§ EXERCISE INSTRUCTIONS:
Find each line with the word "chart" and state how many there are, nothing more.

══ MATERIAL PROVIDED ══

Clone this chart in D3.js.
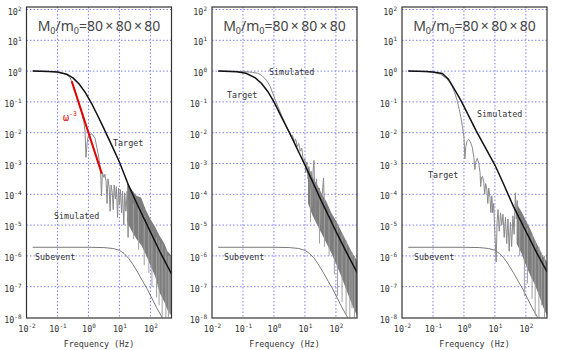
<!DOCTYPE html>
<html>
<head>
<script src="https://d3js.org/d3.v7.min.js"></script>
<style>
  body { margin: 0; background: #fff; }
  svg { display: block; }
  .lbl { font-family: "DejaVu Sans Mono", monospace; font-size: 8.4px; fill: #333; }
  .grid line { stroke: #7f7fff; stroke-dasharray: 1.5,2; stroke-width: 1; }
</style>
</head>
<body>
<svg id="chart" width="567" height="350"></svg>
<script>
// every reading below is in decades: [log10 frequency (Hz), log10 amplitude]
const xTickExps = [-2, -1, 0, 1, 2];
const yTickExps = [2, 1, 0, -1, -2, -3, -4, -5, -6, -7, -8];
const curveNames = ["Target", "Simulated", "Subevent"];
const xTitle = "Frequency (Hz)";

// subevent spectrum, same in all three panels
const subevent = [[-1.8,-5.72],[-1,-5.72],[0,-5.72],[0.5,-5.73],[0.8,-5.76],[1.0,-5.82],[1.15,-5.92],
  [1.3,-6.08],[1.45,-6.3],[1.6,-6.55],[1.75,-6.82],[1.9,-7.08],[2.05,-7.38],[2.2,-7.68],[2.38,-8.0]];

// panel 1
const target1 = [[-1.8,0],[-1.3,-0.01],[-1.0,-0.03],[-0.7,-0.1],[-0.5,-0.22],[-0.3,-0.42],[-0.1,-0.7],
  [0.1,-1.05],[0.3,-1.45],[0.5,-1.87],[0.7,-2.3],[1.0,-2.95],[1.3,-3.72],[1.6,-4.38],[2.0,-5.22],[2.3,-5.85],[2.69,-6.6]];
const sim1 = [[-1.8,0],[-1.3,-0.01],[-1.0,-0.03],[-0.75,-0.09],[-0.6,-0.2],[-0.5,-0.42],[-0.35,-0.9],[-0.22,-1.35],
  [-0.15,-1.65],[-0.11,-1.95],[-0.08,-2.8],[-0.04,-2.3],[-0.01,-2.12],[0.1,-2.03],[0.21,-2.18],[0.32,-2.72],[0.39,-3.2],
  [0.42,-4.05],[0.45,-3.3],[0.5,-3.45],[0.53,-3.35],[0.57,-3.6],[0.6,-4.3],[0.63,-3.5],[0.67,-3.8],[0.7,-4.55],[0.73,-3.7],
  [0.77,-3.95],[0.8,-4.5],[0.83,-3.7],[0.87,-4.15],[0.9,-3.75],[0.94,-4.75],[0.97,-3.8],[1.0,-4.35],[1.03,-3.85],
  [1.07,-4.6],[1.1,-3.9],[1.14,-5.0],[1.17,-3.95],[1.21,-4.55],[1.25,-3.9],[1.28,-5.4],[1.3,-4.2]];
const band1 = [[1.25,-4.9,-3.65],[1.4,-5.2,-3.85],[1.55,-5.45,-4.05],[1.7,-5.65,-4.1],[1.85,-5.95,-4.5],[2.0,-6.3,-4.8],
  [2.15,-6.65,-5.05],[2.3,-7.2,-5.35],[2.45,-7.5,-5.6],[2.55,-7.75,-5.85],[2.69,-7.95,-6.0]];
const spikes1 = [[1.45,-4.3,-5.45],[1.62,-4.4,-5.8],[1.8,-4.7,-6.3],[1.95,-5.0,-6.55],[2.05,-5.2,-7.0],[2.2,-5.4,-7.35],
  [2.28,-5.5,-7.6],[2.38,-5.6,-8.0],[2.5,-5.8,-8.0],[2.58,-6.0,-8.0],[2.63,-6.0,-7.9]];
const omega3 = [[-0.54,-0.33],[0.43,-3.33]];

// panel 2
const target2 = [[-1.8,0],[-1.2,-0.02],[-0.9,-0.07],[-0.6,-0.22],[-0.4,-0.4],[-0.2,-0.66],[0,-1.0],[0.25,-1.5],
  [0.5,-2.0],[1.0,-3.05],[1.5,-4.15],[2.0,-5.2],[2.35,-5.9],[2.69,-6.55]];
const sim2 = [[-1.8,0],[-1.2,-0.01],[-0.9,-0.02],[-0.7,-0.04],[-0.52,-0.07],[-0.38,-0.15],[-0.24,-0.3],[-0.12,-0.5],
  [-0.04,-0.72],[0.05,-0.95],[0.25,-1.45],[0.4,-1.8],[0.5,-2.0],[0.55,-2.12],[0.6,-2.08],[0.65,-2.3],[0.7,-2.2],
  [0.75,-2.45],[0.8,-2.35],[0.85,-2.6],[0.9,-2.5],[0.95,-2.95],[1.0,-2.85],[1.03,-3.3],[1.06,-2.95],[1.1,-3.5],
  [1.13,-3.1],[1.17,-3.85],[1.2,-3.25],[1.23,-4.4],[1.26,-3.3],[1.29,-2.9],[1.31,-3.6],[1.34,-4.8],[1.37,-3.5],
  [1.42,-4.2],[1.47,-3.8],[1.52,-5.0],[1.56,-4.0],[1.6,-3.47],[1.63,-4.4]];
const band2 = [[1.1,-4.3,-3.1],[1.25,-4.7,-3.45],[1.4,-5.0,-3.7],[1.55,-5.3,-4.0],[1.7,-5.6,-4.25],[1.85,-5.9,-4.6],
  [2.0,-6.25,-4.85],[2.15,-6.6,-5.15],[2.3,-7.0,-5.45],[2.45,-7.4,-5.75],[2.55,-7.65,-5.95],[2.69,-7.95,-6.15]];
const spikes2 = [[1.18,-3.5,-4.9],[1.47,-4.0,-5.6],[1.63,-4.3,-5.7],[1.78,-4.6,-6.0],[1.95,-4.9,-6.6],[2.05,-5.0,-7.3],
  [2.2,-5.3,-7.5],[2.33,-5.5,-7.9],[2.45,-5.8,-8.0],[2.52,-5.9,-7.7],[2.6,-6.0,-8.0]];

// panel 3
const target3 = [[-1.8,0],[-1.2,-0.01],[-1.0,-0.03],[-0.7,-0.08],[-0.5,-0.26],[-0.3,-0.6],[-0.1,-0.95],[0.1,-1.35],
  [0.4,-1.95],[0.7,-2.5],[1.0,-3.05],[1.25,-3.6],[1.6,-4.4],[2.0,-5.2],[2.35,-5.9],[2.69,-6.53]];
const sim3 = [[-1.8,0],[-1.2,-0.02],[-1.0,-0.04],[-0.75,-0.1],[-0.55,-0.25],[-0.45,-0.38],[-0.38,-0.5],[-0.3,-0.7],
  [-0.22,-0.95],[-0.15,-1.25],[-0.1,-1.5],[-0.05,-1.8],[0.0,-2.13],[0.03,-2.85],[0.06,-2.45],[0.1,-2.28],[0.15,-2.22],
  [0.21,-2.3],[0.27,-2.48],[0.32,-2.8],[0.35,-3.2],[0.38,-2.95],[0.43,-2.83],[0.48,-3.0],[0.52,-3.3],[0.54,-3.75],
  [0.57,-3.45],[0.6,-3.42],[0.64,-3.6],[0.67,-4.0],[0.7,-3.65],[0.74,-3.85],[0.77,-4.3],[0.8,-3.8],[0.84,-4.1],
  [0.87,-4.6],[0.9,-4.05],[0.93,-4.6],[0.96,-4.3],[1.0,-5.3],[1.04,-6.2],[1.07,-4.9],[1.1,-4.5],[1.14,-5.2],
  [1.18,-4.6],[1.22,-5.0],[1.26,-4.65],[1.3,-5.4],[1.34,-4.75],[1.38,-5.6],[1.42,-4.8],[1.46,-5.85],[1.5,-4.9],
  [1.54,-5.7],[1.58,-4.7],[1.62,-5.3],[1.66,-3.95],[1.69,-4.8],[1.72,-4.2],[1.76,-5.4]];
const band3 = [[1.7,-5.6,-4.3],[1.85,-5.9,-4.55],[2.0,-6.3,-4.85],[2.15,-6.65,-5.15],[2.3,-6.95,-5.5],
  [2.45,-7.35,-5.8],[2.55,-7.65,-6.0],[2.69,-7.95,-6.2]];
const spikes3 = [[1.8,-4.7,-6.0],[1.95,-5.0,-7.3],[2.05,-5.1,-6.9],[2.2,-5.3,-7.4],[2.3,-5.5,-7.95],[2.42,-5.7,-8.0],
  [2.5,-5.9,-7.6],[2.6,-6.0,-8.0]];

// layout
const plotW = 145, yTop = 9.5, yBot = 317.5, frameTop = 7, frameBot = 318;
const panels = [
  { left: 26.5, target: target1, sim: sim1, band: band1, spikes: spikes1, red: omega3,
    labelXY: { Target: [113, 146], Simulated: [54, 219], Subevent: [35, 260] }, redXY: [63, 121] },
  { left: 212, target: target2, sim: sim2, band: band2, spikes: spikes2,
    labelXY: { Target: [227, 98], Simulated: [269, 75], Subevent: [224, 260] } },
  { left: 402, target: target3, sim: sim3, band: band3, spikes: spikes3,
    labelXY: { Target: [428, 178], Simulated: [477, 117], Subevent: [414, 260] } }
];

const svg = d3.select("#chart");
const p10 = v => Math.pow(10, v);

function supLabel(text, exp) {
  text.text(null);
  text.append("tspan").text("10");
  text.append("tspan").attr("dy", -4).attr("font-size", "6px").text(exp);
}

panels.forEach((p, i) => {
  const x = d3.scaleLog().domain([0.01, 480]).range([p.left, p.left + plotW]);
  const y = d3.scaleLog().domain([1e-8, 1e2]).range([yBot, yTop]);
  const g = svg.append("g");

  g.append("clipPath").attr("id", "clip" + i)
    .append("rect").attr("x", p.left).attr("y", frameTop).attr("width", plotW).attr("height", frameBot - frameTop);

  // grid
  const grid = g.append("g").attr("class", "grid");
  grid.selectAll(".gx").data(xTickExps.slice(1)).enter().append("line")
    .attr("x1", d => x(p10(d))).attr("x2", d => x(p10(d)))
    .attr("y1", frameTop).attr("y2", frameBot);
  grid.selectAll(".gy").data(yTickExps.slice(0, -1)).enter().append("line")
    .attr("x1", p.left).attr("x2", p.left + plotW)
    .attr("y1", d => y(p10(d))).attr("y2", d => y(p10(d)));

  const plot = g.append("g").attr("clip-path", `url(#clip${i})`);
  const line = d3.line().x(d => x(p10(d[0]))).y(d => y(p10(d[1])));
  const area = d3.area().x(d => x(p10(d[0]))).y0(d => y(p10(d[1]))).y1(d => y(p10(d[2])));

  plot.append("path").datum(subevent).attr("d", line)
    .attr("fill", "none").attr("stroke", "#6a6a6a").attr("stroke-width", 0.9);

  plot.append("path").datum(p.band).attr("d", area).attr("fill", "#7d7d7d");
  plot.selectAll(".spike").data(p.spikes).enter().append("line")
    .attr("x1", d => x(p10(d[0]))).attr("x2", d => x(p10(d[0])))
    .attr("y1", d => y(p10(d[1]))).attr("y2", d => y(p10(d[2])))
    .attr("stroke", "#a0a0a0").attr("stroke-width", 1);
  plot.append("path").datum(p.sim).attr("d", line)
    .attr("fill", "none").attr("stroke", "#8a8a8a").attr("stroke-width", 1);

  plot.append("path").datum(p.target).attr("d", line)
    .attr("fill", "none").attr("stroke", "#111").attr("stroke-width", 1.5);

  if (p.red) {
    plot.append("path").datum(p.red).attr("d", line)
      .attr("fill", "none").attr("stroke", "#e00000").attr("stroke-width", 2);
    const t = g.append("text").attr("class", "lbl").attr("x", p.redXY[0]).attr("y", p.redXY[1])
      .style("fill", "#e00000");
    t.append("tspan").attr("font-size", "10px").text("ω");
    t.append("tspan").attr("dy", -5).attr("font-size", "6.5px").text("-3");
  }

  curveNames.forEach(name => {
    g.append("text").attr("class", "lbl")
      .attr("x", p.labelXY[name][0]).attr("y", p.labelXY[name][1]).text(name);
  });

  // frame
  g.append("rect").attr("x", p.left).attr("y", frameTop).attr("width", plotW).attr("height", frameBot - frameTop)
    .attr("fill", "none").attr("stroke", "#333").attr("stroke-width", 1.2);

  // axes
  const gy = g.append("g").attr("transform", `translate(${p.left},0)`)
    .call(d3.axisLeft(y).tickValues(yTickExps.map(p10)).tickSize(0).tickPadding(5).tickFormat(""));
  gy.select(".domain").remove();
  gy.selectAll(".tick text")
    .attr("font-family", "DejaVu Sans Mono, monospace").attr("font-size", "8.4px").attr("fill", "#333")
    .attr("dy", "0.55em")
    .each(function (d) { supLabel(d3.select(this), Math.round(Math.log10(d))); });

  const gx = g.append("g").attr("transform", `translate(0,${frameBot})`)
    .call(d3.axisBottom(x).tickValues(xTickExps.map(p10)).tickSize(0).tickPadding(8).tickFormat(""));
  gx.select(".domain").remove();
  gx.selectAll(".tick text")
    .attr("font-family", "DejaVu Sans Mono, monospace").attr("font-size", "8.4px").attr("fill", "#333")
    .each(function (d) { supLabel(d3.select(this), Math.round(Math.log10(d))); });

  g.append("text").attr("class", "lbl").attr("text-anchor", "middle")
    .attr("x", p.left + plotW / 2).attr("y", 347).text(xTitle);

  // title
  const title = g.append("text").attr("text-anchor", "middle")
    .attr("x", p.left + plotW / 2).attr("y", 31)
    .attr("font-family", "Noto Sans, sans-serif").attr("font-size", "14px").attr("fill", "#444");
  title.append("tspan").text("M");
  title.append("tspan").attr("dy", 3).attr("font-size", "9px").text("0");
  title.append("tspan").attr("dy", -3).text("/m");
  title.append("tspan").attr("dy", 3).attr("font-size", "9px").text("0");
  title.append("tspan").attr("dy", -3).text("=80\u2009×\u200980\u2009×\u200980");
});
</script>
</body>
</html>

═══

§ WORKED ANSWER:
3